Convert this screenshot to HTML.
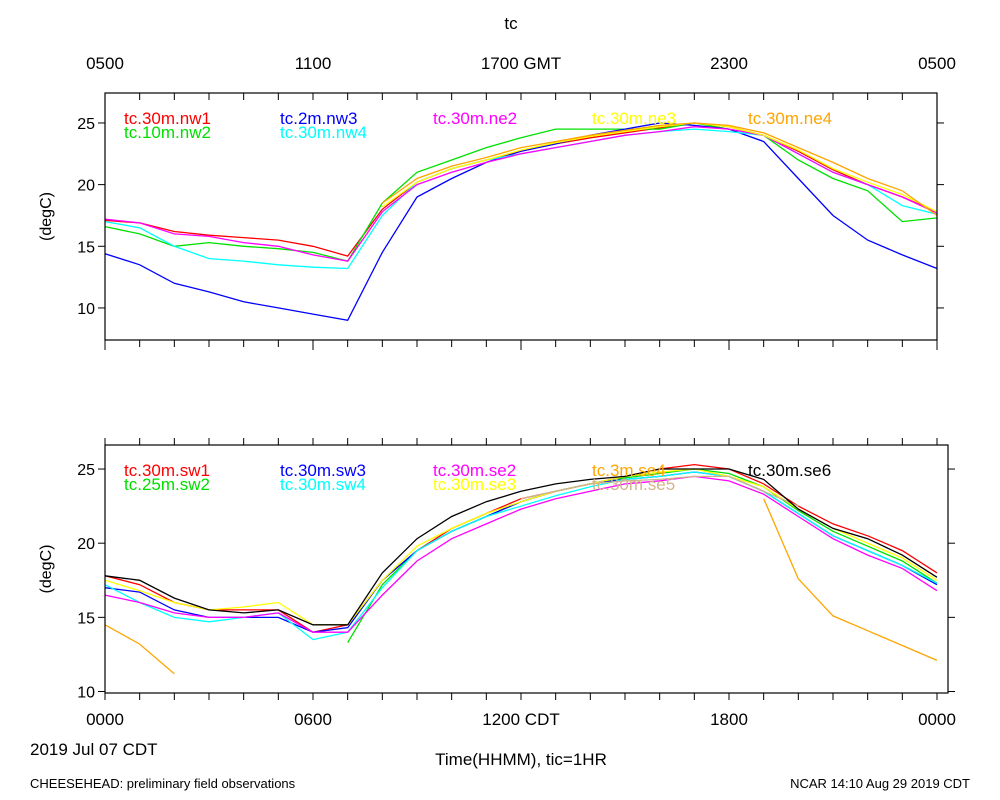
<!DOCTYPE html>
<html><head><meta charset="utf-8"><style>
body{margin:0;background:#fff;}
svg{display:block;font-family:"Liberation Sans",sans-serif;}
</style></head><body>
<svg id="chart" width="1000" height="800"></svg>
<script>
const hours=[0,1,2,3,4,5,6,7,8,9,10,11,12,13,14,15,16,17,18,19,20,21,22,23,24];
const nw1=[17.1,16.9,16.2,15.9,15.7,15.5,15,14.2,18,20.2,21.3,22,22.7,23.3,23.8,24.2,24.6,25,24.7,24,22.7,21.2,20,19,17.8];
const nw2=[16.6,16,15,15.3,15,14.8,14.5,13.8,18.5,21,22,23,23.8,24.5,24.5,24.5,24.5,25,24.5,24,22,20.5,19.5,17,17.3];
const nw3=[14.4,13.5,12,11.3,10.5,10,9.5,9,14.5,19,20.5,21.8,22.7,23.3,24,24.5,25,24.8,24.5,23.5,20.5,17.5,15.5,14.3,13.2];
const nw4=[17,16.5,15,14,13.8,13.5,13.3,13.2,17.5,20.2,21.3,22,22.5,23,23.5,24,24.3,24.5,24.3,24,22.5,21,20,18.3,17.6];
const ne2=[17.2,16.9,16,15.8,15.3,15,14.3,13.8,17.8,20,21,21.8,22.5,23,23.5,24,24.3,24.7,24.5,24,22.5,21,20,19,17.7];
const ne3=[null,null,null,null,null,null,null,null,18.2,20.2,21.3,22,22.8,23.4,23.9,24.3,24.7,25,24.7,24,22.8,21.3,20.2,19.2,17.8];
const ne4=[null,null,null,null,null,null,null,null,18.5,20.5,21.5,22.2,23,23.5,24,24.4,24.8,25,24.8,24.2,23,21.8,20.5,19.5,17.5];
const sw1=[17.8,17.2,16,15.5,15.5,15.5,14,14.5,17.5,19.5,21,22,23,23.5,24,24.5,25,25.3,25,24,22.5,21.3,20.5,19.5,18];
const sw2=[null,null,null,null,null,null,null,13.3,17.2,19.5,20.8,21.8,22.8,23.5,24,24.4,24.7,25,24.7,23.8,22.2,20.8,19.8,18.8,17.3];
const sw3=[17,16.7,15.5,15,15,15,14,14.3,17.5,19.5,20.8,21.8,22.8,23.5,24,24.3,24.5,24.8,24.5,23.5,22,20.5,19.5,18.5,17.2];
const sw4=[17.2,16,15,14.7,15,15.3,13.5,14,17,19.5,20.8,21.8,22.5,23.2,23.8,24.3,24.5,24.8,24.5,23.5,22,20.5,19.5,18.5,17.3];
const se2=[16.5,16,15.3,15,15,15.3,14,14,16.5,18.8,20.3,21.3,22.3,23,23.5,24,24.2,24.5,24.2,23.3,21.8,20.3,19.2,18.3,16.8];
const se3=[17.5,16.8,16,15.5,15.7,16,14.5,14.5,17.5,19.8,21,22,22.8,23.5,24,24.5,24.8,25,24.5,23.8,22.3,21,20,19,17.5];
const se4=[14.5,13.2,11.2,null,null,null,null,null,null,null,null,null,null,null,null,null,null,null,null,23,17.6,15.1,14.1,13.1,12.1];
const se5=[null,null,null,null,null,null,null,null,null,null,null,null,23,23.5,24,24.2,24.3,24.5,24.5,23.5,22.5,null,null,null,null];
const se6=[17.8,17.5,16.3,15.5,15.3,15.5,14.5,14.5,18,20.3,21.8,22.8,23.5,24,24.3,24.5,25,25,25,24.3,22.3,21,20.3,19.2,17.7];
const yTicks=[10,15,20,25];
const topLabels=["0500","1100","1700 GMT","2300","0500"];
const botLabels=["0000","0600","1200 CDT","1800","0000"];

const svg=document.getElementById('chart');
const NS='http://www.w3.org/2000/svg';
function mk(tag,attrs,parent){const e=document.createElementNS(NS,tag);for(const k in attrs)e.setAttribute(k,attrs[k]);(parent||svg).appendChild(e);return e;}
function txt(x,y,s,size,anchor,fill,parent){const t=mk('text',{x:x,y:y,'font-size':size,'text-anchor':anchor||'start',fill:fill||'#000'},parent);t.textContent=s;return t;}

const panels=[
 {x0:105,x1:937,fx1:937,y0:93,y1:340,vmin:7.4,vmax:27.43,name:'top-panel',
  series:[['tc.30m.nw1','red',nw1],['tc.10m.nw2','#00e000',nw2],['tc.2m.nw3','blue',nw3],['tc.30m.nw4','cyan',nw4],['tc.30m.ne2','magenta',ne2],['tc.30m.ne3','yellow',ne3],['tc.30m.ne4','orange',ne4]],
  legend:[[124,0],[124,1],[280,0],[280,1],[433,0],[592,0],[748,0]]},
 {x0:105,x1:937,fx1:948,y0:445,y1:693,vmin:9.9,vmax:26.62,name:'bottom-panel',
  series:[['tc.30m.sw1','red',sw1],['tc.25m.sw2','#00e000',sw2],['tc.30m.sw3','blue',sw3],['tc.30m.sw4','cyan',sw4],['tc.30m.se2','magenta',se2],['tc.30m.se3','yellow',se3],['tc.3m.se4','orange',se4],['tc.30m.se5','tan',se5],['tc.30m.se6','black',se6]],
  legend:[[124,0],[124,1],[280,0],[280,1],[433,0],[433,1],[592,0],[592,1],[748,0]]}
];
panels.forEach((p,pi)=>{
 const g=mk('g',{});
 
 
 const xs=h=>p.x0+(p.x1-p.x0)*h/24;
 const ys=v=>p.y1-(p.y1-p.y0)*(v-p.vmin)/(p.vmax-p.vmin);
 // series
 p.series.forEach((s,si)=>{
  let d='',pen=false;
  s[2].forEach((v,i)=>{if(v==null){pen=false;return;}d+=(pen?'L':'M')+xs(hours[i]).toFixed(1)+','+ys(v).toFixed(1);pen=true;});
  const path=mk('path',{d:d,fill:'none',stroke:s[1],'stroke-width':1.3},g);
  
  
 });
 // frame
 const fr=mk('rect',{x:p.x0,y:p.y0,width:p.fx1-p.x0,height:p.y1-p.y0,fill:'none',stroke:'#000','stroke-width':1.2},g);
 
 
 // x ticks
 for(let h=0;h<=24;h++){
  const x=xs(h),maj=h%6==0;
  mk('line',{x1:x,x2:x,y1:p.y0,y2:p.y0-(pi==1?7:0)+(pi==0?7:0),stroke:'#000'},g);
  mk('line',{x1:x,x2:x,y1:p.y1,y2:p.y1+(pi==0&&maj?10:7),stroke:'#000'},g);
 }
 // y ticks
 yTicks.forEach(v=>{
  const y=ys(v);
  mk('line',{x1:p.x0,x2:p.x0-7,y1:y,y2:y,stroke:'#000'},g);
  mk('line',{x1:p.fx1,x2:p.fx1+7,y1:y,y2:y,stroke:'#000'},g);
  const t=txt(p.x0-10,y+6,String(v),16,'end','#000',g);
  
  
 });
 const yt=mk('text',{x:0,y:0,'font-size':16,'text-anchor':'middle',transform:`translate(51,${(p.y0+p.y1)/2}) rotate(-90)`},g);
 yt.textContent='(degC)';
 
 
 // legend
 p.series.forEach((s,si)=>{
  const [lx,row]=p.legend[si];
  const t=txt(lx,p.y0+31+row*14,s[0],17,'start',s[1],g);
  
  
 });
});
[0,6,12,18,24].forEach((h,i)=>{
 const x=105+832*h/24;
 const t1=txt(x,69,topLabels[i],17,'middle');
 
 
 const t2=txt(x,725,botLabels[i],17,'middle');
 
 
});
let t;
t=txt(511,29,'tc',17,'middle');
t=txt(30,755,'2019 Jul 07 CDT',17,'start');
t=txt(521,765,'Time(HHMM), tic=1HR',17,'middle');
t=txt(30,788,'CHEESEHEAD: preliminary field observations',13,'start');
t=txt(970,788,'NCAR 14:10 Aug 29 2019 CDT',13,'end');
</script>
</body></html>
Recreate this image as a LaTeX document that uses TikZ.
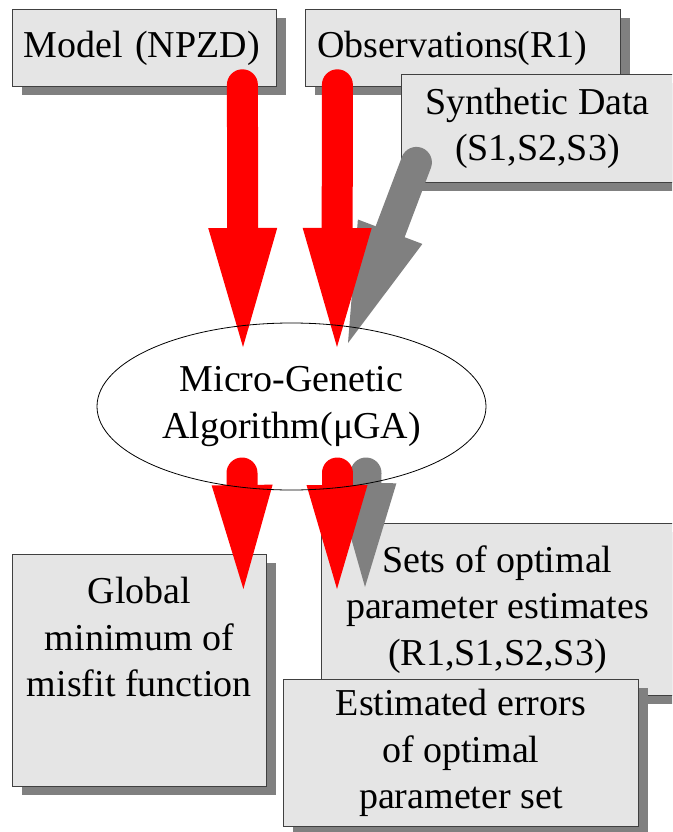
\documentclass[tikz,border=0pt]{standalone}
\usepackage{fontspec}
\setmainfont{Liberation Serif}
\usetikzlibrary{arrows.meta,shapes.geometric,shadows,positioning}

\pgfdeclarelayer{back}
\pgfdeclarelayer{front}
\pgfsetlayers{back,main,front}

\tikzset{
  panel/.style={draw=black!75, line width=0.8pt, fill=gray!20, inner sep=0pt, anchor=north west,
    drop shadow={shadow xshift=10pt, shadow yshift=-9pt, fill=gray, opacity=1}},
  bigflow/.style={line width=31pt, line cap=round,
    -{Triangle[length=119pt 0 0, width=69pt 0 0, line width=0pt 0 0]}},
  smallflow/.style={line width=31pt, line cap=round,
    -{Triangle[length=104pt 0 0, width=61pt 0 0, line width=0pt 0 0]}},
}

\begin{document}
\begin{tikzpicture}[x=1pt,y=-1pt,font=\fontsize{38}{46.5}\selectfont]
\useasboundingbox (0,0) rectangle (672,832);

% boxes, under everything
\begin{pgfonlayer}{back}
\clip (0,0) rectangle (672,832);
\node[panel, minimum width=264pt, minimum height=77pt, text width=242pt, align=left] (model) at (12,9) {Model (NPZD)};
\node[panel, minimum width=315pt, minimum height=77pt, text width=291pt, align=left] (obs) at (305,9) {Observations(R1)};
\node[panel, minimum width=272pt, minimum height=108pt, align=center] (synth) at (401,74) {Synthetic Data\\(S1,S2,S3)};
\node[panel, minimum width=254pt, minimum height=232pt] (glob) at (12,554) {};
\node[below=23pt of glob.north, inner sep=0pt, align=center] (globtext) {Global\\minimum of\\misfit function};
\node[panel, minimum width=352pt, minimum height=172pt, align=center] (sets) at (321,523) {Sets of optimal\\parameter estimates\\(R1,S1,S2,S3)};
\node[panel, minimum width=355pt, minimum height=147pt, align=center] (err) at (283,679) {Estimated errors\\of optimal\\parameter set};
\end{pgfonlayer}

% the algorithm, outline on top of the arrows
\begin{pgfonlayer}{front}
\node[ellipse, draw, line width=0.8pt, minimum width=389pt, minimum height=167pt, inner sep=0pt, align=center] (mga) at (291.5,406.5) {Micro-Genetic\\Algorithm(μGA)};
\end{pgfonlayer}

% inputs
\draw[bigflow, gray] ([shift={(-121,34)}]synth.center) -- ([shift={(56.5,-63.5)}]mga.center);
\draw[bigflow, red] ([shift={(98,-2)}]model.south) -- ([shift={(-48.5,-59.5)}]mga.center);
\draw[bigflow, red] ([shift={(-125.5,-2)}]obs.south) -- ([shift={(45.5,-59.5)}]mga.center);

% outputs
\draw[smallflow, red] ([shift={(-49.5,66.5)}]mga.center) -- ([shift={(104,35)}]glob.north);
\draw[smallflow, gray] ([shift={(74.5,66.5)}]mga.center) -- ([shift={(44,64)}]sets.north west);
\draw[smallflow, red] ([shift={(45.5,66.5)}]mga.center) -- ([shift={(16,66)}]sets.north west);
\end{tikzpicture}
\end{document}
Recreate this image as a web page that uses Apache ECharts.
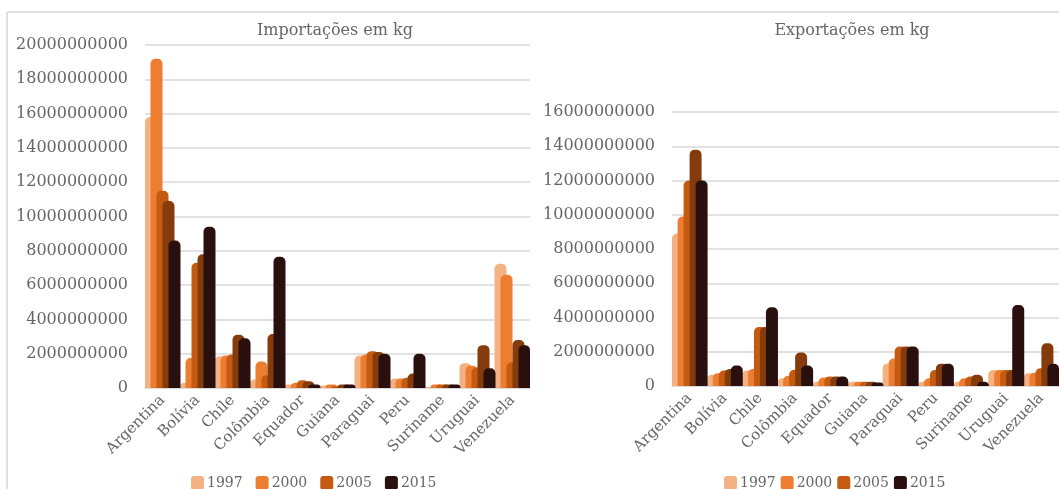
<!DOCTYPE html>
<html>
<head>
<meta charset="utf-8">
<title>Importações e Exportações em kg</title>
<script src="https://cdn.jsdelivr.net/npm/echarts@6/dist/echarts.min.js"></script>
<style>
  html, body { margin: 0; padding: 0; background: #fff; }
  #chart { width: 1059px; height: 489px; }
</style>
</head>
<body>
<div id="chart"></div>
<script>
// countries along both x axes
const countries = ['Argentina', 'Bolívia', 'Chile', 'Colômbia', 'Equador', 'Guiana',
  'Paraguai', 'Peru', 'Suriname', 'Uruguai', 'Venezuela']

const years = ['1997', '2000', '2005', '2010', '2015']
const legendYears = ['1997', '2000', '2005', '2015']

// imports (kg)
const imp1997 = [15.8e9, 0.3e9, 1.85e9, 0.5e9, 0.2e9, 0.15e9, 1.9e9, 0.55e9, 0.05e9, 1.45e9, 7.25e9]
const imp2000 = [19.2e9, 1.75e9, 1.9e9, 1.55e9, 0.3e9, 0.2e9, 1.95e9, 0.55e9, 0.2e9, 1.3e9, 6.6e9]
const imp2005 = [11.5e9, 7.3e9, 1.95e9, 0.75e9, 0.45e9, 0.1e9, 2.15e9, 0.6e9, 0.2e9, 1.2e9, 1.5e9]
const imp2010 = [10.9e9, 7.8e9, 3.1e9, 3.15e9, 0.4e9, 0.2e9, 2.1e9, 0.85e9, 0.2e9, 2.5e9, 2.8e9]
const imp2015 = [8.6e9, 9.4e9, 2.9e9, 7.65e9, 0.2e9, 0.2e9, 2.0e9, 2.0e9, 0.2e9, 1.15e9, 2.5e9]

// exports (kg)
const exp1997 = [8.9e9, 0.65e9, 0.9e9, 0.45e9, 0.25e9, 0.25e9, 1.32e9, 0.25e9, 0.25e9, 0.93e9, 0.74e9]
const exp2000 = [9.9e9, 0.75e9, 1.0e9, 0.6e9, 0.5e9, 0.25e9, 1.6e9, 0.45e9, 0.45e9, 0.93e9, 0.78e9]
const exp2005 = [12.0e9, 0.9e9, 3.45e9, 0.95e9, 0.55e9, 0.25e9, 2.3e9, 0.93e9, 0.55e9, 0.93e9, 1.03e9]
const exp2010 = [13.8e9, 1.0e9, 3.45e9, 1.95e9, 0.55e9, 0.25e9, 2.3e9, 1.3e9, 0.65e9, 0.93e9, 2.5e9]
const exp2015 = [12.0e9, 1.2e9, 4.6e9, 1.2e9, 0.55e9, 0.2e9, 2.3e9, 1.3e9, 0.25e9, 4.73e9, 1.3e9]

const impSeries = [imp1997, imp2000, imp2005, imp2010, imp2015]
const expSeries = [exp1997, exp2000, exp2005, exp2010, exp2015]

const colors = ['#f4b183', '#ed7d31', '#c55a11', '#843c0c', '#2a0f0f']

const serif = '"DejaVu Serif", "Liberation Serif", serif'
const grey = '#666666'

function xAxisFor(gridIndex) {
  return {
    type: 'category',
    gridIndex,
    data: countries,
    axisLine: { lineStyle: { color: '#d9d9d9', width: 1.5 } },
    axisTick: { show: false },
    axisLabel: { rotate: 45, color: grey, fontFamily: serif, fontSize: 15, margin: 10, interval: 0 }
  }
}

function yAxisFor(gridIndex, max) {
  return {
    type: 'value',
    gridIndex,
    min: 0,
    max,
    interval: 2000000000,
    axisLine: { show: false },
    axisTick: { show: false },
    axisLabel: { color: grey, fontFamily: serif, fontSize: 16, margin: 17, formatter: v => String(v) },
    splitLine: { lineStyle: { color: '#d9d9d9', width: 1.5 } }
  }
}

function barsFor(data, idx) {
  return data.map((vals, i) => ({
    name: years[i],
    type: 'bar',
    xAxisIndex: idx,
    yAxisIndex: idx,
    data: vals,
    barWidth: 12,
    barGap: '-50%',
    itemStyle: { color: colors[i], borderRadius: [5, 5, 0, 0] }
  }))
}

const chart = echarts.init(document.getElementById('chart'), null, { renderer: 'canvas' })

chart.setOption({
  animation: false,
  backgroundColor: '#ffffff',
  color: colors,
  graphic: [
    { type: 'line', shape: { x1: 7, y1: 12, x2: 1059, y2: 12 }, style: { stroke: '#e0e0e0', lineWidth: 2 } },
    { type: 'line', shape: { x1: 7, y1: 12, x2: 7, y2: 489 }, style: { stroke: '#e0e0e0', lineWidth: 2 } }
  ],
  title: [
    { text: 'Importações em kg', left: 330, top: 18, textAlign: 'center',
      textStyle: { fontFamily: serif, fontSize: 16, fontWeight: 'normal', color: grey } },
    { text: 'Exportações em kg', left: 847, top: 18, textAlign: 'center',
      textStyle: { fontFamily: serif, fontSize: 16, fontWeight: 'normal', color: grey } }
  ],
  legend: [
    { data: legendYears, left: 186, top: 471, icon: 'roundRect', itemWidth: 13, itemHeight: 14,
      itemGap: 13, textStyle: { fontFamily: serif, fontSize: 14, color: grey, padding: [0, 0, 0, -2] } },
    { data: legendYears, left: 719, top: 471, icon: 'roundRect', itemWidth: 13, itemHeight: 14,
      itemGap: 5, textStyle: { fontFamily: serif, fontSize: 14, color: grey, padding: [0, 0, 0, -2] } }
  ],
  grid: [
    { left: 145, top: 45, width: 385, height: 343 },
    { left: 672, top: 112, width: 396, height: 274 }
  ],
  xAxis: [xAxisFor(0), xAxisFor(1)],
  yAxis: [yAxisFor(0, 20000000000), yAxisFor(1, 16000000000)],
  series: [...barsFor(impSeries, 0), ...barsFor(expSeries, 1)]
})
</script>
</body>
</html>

····················

Exactly reproduce the lines from the line holding "Recreate this image as a web" through the line holding "const legendYears = ['1997', '2000', '2005', '2015']", and only those; pictures are to be left out.

*Solution for this exercise*:
Recreate this image as a web page that uses Apache ECharts.
<!DOCTYPE html>
<html>
<head>
<meta charset="utf-8">
<title>Importações e Exportações em kg</title>
<script src="https://cdn.jsdelivr.net/npm/echarts@6/dist/echarts.min.js"></script>
<style>
  html, body { margin: 0; padding: 0; background: #fff; }
  #chart { width: 1059px; height: 489px; }
</style>
</head>
<body>
<div id="chart"></div>
<script>
// countries along both x axes
const countries = ['Argentina', 'Bolívia', 'Chile', 'Colômbia', 'Equador', 'Guiana',
  'Paraguai', 'Peru', 'Suriname', 'Uruguai', 'Venezuela']

const years = ['1997', '2000', '2005', '2010', '2015']
const legendYears = ['1997', '2000', '2005', '2015']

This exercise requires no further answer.